⟨

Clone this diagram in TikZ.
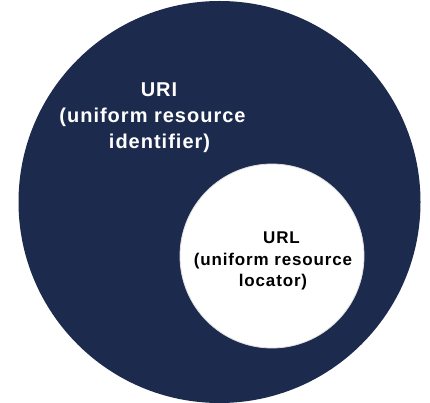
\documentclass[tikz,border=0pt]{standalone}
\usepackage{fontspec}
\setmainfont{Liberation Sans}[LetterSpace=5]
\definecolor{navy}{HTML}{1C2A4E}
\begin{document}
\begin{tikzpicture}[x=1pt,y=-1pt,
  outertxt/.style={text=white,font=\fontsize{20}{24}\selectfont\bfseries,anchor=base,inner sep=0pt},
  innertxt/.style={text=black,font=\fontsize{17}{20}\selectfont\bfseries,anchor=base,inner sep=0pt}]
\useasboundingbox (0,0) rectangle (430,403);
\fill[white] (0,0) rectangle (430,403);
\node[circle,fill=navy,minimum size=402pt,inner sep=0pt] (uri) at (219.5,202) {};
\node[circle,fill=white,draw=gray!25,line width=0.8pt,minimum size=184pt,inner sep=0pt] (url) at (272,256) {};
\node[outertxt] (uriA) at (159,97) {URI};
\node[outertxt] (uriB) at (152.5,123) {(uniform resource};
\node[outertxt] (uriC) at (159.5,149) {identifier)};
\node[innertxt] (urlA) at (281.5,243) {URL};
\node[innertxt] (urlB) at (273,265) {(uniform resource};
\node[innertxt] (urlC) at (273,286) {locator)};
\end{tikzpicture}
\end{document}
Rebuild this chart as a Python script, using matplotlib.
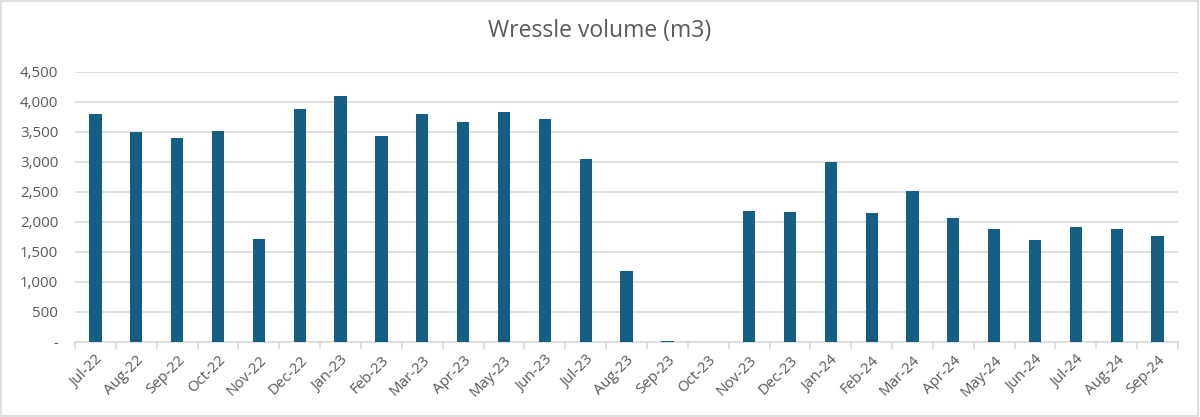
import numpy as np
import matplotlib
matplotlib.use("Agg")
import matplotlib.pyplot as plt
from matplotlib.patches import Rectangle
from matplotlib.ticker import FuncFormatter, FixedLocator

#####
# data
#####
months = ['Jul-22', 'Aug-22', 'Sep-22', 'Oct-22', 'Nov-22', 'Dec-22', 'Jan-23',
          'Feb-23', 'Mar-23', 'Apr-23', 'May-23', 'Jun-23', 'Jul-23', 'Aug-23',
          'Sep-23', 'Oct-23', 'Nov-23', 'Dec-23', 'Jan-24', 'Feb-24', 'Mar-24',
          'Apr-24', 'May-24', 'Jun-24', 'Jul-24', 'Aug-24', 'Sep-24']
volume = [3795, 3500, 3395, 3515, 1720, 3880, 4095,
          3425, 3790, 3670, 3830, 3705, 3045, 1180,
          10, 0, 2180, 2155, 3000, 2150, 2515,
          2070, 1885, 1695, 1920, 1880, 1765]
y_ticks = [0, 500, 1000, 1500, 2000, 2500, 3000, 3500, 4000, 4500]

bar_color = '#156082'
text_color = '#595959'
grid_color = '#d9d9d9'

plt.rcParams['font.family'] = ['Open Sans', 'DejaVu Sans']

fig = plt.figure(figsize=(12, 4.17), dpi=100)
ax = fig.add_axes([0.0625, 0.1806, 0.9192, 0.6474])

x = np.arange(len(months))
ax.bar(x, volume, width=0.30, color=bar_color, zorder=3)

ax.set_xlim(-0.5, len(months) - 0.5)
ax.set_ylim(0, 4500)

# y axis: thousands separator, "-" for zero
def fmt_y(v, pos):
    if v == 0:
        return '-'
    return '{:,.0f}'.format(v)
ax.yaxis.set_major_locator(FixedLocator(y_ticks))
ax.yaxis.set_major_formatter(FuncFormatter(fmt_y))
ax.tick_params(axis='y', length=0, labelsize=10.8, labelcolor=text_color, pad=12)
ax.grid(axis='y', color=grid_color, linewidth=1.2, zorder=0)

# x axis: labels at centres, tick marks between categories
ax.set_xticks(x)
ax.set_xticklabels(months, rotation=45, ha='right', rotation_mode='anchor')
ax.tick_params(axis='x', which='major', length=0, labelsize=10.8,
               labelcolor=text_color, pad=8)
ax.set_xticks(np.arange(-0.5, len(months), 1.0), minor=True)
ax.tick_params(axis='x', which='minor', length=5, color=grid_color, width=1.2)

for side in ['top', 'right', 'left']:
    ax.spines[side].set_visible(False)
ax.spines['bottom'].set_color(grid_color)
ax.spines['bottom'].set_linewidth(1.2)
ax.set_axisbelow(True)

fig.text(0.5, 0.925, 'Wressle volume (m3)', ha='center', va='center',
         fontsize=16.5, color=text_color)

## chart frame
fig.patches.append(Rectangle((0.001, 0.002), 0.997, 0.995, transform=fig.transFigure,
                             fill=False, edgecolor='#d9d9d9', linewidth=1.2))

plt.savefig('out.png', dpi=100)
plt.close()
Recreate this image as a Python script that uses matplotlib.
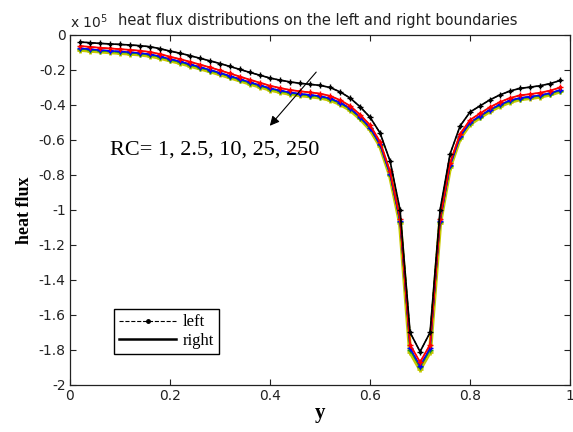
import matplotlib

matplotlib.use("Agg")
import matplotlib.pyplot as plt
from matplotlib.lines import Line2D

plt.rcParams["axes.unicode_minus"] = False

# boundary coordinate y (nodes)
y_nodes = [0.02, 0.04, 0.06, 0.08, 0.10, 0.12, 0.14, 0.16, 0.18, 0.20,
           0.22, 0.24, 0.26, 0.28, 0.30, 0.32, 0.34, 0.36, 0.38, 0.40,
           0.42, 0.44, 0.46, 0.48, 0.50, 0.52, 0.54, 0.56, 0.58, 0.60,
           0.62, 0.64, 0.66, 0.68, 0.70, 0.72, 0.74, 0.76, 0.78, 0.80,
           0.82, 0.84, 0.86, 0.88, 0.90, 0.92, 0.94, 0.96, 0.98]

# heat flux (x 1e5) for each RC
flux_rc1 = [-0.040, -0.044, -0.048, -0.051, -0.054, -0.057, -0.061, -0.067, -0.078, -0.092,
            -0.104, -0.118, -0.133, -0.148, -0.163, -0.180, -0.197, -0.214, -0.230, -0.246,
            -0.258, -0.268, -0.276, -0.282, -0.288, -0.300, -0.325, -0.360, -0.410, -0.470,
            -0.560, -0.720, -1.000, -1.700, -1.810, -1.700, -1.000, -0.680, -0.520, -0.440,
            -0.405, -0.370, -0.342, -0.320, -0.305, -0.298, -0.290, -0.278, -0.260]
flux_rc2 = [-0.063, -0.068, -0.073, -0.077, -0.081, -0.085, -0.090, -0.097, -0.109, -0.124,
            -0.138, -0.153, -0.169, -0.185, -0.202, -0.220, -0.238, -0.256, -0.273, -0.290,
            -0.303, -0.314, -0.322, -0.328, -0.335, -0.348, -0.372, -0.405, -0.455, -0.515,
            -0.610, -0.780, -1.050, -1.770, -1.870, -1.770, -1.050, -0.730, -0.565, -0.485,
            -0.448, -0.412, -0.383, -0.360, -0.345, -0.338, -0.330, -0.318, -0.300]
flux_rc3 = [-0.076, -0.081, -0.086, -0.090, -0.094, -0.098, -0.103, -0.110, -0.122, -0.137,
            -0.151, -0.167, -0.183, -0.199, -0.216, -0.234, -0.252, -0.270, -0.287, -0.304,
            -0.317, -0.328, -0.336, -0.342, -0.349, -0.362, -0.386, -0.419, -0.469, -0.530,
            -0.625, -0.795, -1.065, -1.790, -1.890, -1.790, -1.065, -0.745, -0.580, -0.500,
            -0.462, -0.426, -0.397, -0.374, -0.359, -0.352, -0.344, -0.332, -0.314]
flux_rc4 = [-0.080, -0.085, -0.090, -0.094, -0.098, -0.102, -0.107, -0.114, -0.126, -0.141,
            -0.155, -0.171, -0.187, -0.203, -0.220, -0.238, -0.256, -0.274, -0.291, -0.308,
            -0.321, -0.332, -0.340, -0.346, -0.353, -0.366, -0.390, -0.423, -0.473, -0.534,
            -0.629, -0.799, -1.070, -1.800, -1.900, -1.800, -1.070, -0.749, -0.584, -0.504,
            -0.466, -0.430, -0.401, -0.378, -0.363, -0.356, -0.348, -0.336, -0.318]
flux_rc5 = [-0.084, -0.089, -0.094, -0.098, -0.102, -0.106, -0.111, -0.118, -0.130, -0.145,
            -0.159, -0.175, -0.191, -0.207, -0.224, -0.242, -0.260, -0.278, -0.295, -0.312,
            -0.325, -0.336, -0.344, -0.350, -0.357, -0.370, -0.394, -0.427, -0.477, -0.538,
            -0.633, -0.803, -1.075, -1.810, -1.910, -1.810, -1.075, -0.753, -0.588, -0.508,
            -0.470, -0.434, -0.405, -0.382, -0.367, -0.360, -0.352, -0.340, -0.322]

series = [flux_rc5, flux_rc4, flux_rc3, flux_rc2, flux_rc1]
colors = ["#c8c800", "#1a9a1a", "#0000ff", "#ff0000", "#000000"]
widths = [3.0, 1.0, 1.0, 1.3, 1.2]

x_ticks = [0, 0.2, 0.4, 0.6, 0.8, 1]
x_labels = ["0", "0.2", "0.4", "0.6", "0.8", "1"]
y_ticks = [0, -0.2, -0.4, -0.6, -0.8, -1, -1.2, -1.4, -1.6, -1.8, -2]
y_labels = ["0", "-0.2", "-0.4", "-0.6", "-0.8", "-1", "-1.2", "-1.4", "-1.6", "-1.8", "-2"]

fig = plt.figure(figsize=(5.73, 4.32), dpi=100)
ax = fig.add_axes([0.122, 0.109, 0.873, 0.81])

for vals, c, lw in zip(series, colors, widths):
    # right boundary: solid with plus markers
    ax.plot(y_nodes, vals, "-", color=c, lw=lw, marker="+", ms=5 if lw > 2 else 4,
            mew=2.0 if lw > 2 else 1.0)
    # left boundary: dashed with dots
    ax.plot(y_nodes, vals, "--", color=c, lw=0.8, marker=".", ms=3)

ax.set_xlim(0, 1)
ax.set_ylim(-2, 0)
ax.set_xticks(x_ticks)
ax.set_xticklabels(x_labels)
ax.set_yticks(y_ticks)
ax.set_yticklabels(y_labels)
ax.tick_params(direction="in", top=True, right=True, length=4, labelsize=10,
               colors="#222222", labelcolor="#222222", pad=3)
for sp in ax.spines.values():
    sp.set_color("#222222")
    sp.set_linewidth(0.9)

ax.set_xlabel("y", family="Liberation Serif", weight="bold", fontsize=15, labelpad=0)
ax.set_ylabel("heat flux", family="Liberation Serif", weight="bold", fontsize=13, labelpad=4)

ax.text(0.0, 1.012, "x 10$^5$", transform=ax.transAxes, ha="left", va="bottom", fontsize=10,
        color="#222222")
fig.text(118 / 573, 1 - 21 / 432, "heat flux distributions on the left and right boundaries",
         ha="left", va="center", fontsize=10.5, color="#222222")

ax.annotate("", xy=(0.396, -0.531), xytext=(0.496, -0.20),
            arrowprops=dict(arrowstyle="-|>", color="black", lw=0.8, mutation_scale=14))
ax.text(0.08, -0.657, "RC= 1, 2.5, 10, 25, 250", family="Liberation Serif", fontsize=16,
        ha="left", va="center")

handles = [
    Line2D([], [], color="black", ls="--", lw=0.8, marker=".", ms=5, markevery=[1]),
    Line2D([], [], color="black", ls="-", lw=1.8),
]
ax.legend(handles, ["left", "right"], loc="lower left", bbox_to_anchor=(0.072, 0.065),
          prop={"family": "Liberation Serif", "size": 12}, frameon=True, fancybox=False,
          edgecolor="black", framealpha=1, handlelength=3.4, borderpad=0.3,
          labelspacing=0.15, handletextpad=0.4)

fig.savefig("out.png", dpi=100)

⟩

§ Exercise instructions
Only the lines from the start of the records through the line containing "from matplotlib.ticker import" should be repeated, word for word, with the pictures left out.

§ Reply to the exercise
Clone this diagram in TikZ.
\documentclass[tikz,border=0pt]{standalone}
\usepackage{fontspec}
\setmainfont{Liberation Sans}[LetterSpace=5]
\definecolor{navy}{HTML}{1C2A4E}
\begin{document}
\begin{tikzpicture}[x=1pt,y=-1pt,
  outertxt/.style={text=white,font=\fontsize{20}{24}\selectfont\bfseries,anchor=base,inner sep=0pt},
  innertxt/.style={text=black,font=\fontsize{17}{20}\selectfont\bfseries,anchor=base,inner sep=0pt}]
\useasboundingbox (0,0) rectangle (430,403);
\fill[white] (0,0) rectangle (430,403);
\node[circle,fill=navy,minimum size=402pt,inner sep=0pt] (uri) at (219.5,202) {};
\node[circle,fill=white,draw=gray!25,line width=0.8pt,minimum size=184pt,inner sep=0pt] (url) at (272,256) {};
\node[outertxt] (uriA) at (159,97) {URI};
\node[outertxt] (uriB) at (152.5,123) {(uniform resource};
\node[outertxt] (uriC) at (159.5,149) {identifier)};
\node[innertxt] (urlA) at (281.5,243) {URL};
\node[innertxt] (urlB) at (273,265) {(uniform resource};
\node[innertxt] (urlC) at (273,286) {locator)};
\end{tikzpicture}
\end{document}
Rebuild this chart as a Python script, using matplotlib.
import numpy as np
import matplotlib
matplotlib.use("Agg")
import matplotlib.pyplot as plt
from matplotlib.patches import Rectangle
from matplotlib.ticker import FuncFormatter, FixedLocator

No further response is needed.